L'opinion publique : quand la narration rencontre la réalité
Les sondages s’effondrent
La stratégie de la Maison Blanche de célébrer des données économiques médiocres et de prétendre que tout va bien se heurte à un mur. Celui de la réalité vécue par les Américains ordinaires. Les sondages récents dressent un portrait implacable. Selon le dernier sondage Fox News, 76 pour cent des électeurs ont une perception négative de l’économie américaine, en hausse par rapport aux 67 pour cent de juillet et aux 70 pour cent à la fin du mandat de Joe Biden. Seulement 20 pour cent estiment que les politiques de Trump profitent à leur situation financière personnelle, tandis que 46 pour cent pensent qu’elles leur nuisent. L’approbation de Trump sur la gestion de l’économie est tombée à un nouveau plancher de 36 pour cent, selon l’enquête de la Marquette Law School. Un sondage CBS News révèle que seulement 36 pour cent des Américains jugent l’économie « bonne ». La confiance des consommateurs a chuté au niveau le plus bas depuis 2022, en pleine flambée inflationniste post-pandémique. Les recherches Google pour le terme « récession » ont atteint des niveaux qu’on n’avait pas vus depuis la crise financière de 2008.

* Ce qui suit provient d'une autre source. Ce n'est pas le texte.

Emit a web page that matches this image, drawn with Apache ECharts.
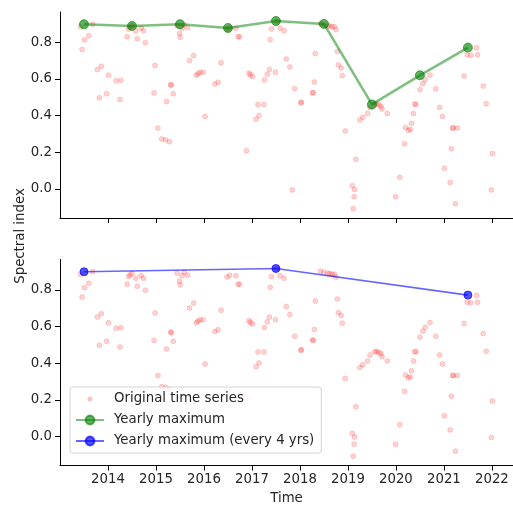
<!DOCTYPE html>
<html><head><meta charset="utf-8">
<script src="https://cdn.jsdelivr.net/npm/echarts@6/dist/echarts.min.js"></script>
<style>html,body{margin:0;padding:0;background:#fff}#c{width:513px;height:507px}</style>
</head><body><div id="c"></div>
<script>
// Original time series (decimal year, spectral index)
const obsTime = [
  2013.43, 2013.46, 2013.51, 2013.60, 2013.68, 2013.78, 2013.82, 2013.86, 2013.97,
  2014.01, 2014.17, 2014.25, 2014.27, 2014.40, 2014.43, 2014.46, 2014.50, 2014.58, 2014.61, 2014.69, 2014.74, 2014.78, 2014.96, 2014.98,
  2015.04, 2015.12, 2015.20, 2015.22, 2015.28, 2015.305, 2015.32, 2015.36, 2015.44, 2015.49, 2015.505, 2015.545, 2015.59, 2015.66, 2015.70, 2015.785, 2015.84, 2015.875, 2015.92, 2015.985,
  2016.025, 2016.225, 2016.295, 2016.355, 2016.48, 2016.535, 2016.665, 2016.71, 2016.745, 2016.885, 2016.94, 2016.965,
  2017.01, 2017.085, 2017.125, 2017.145, 2017.25, 2017.26, 2017.32, 2017.365, 2017.38, 2017.405, 2017.49, 2017.52, 2017.585, 2017.67, 2017.715, 2017.79, 2017.84, 2017.89,
  2018.02, 2018.03, 2018.26, 2018.28, 2018.30, 2018.32, 2018.43, 2018.50, 2018.58, 2018.62, 2018.67, 2018.72, 2018.75, 2018.78, 2018.80, 2018.86, 2018.88, 2018.945,
  2019.09, 2019.11, 2019.13, 2019.14, 2019.165, 2019.25, 2019.31, 2019.41, 2019.46, 2019.56, 2019.597, 2019.645, 2019.686, 2019.71, 2019.82, 2019.995,
  2020.08, 2020.18, 2020.20, 2020.26, 2020.30, 2020.325, 2020.365, 2020.39, 2020.42, 2020.50, 2020.56, 2020.61, 2020.71, 2020.83, 2020.91, 2020.97,
  2021.01, 2021.13, 2021.155, 2021.18, 2021.20, 2021.24, 2021.28, 2021.42, 2021.485, 2021.56, 2021.68, 2021.70, 2021.82, 2021.88, 2021.99, 2022.01
];
const obsValue = [
  0.885, 0.760, 0.813, 0.835, 0.898, 0.651, 0.497, 0.669, 0.519,
  0.620, 0.590, 0.488, 0.593, 0.830, 0.872, 0.881, 0.890, 0.863, 0.819, 0.877, 0.863, 0.798, 0.524, 0.673,
  0.332, 0.272, 0.268, 0.477, 0.258, 0.570, 0.566, 0.519, 0.890, 0.848, 0.827, 0.877, 0.896, 0.879, 0.701, 0.728, 0.620, 0.629, 0.637, 0.637,
  0.395, 0.572, 0.582, 0.689, 0.870, 0.879, 0.876, 0.830, 0.830, 0.209, 0.632, 0.623,
  0.614, 0.381, 0.461, 0.401, 0.461, 0.594, 0.625, 0.652, 0.814, 0.872, 0.637, 0.915, 0.876, 0.863, 0.709, 0.665, -0.005, 0.547,
  0.469, 0.474, 0.525, 0.525, 0.583, 0.739, 0.901, 0.896, 0.890, 0.888, 0.885, 0.885, 0.868, 0.750, 0.676, 0.660, 0.618, 0.316,
  0.018, -0.107, -0.042, -0.003, 0.162, 0.376, 0.391, 0.412, 0.445, 0.462, 0.463, 0.460, 0.451, 0.436, 0.412, -0.042,
  0.064, 0.247, 0.336, 0.320, 0.325, 0.358, 0.412, 0.462, 0.462, 0.541, 0.574, 0.596, 0.621, 0.547, 0.445, 0.396,
  0.113, 0.036, 0.220, 0.333, 0.333, -0.080, 0.333, 0.616, 0.732, 0.729, 0.770, 0.732, 0.561, 0.465, -0.005, 0.193
];
// Yearly maximum (plotted at mid-year)
const maxTime  = [2013.5, 2014.5, 2015.5, 2016.5, 2017.5, 2018.5, 2019.5, 2020.5, 2021.5];
const maxValue = [0.898, 0.889, 0.898, 0.878, 0.916, 0.900, 0.461, 0.620, 0.771];
// Yearly maximum every 4 years
const max4Time  = [2013.5, 2017.5, 2021.5];
const max4Value = [0.898, 0.916, 0.771];
// Tick labels
const xTicks = [2014, 2015, 2016, 2017, 2018, 2019, 2020, 2021, 2022];
const yTicks = [0.0, 0.2, 0.4, 0.6, 0.8];

const FONT = 'DejaVu Sans';
const TXT = '#262626';
const pairs = (xs, ys) => xs.map((x, i) => [x, ys[i]]);

function xAxisCfg(gridIndex, showLabels) {
  return {
    type: 'value', gridIndex, min: 2013.0, max: 2022.44,
    axisLine: { show: true, onZero: false, lineStyle: { color: '#000', width: 1 } },
    axisTick: { show: true, length: 5, customValues: xTicks, lineStyle: { color: '#000', width: 1 } },
    axisLabel: { show: showLabels, customValues: xTicks, margin: 8, color: TXT, fontFamily: FONT, fontSize: 13.3,
                 formatter: v => String(Math.round(v)) },
    splitLine: { show: false },
    name: showLabels ? 'Time' : '', nameLocation: 'middle', nameGap: 27,
    nameTextStyle: { color: TXT, fontFamily: FONT, fontSize: 13.3 }
  };
}
function yAxisCfg(gridIndex) {
  return {
    type: 'value', gridIndex, min: -0.158, max: 0.965,
    axisLine: { show: true, onZero: false, lineStyle: { color: '#000', width: 1 } },
    axisTick: { show: true, length: 5, customValues: yTicks, lineStyle: { color: '#000', width: 1 } },
    axisLabel: { show: true, customValues: yTicks, margin: 8, color: TXT, fontFamily: FONT, fontSize: 13.3,
                 formatter: v => v.toFixed(1) },
    splitLine: { show: false }
  };
}

const scatterStyle = { color: 'rgba(255,0,0,0.22)', borderColor: 'rgba(255,0,0,0.22)', borderWidth: 0.8 };

const option = {
  animation: false,
  backgroundColor: '#fff',
  grid: [
    { left: 60, top: 12, width: 458, height: 206 },
    { left: 60, top: 259.5, width: 458, height: 206 }
  ],
  xAxis: [xAxisCfg(0, false), xAxisCfg(1, true)],
  yAxis: [yAxisCfg(0), yAxisCfg(1)],
  legend: {
    orient: 'vertical', left: 70, top: 387,
    padding: [5, 7, 5, 5],
    itemWidth: 28, itemHeight: 11, itemGap: 7,
    backgroundColor: 'rgba(255,255,255,0.8)', borderColor: '#d4d4d4', borderWidth: 1, borderRadius: 3,
    textStyle: { color: TXT, fontFamily: FONT, fontSize: 13.3, lineHeight: 14, padding: [0, 0, 0, 5] },
    data: [
      { name: 'Original time series',
        icon: 'path://M0 0ZM28 11ZM11.5 5.5a2.5 2.5 0 1 0 5 0a2.5 2.5 0 1 0 -5 0Z',
        itemStyle: { color: 'rgba(255,0,0,0.3)', borderWidth: 0 } },
      { name: 'Yearly maximum' },
      { name: 'Yearly maximum (every 4 yrs)' }
    ]
  },
  graphic: [{
    type: 'text', x: 21, y: 236, rotation: Math.PI / 2,
    style: { text: 'Spectral index', fill: TXT, font: '13.3px "DejaVu Sans"', align: 'center', verticalAlign: 'middle' }
  }],
  series: [
    { name: 'Original time series', type: 'scatter', xAxisIndex: 0, yAxisIndex: 0,
      symbol: 'circle', symbolSize: 5, itemStyle: scatterStyle, data: pairs(obsTime, obsValue), z: 2 },
    { name: 'Original time series', type: 'scatter', xAxisIndex: 1, yAxisIndex: 1,
      symbol: 'circle', symbolSize: 5, itemStyle: scatterStyle, data: pairs(obsTime, obsValue), z: 2 },
    { name: 'Yearly maximum', type: 'line', xAxisIndex: 0, yAxisIndex: 0,
      symbol: 'circle', symbolSize: 9, showSymbol: true,
      lineStyle: { color: 'rgba(0,128,0,0.5)', width: 2.6 },
      itemStyle: { color: 'rgba(0,128,0,0.62)', borderColor: 'rgba(0,128,0,0.62)', borderWidth: 1 },
      data: pairs(maxTime, maxValue), z: 3 },
    { name: 'Yearly maximum (every 4 yrs)', type: 'line', xAxisIndex: 1, yAxisIndex: 1,
      symbol: 'circle', symbolSize: 8, showSymbol: true,
      lineStyle: { color: 'rgba(0,0,255,0.6)', width: 1.6 },
      itemStyle: { color: 'rgba(0,0,255,0.68)', borderColor: 'rgba(0,0,255,0.68)', borderWidth: 1 },
      data: pairs(max4Time, max4Value), z: 3 }
  ]
};
const chart = echarts.init(document.getElementById('c'), null, { renderer: 'canvas' });
chart.setOption(option);
</script></body></html>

Le fossé entre la rhétorique et la réalité
Donald Trump, confronté à ces chiffres désastreux lors d’une interview avec Laura Ingraham de Fox News, a simplement nié leur validité. « Je ne sais pas s’ils disent ça, je pense que les sondages sont faux. Nous avons la plus grande économie que nous ayons jamais eue. » Cette déconnexion totale entre la rhétorique présidentielle et l’expérience vécue des citoyens crée un gouffre politique dangereux. Le sondage Fox News a demandé aux électeurs qui était le plus responsable de l’état actuel de l’économie. Trump a été désigné à 62 pour cent, contre seulement 32 pour cent pour Biden. Même parmi les républicains, seuls 53 pour cent blâment Biden. Les Américains associent clairement les problèmes économiques actuels aux politiques de Trump, particulièrement ses tarifs unilatéraux qui n’ont pas reçu l’aval du Congrès républicain. Le sentiment des petites entreprises s’est effondré en octobre, selon la National Federation of Independent Business. Les petites entreprises, qui ont alimenté 55 pour cent de la croissance de l’emploi entre 2013 et 2023, perdent confiance dans l’avenir économique sous cette administration. Quand les moteurs de la création d’emplois s’éteignent, c’est toute l’économie qui vacille.
Conclusion
La célébration par la Maison Blanche de données économiques objectivement faibles n’est pas simplement une erreur de communication. C’est le symptôme d’une administration qui a perdu tout contact avec la réalité économique de ses citoyens. 119 000 emplois en septembre ne compensent pas la croissance démographique. Un taux de chômage de 4,4 pour cent n’est pas une victoire quand il marque un sommet de quatre ans. 153 000 licenciements en octobre ne peuvent pas être balayés sous le tapis. 58 000 emplois manufacturiers perdus depuis avril contredisent directement les promesses de renaissance industrielle. Les tarifs qui devaient protéger les emplois américains les détruisent. La fermeture gouvernementale qui a effacé un mois entier de données économiques a créé un vide informationnel sans précédent. Pendant ce temps, les sondages montrent que 76 pour cent des Américains perçoivent négativement l’économie, que l’approbation de Trump sur les questions économiques s’effondre, que la confiance des consommateurs s’évapore. La stratégie de simplement dire aux gens que l’économie est formidable, malgré toutes les preuves du contraire, échoue spectaculairement. On ne peut pas réécrire indéfiniment la réalité. Les factures d’épicerie ne mentent pas. Les avis de licenciement ne mentent pas. Les usines fermées ne mentent pas. À un moment donné, la narration rencontre les faits, et c’est toujours la narration qui perd. La question n’est plus de savoir si cette administration reconnaîtra son échec économique. La question est de savoir combien d’emplois, combien de familles, combien de communautés devront encore être sacrifiés avant que le réveil ne soit trop brutal pour être ignoré.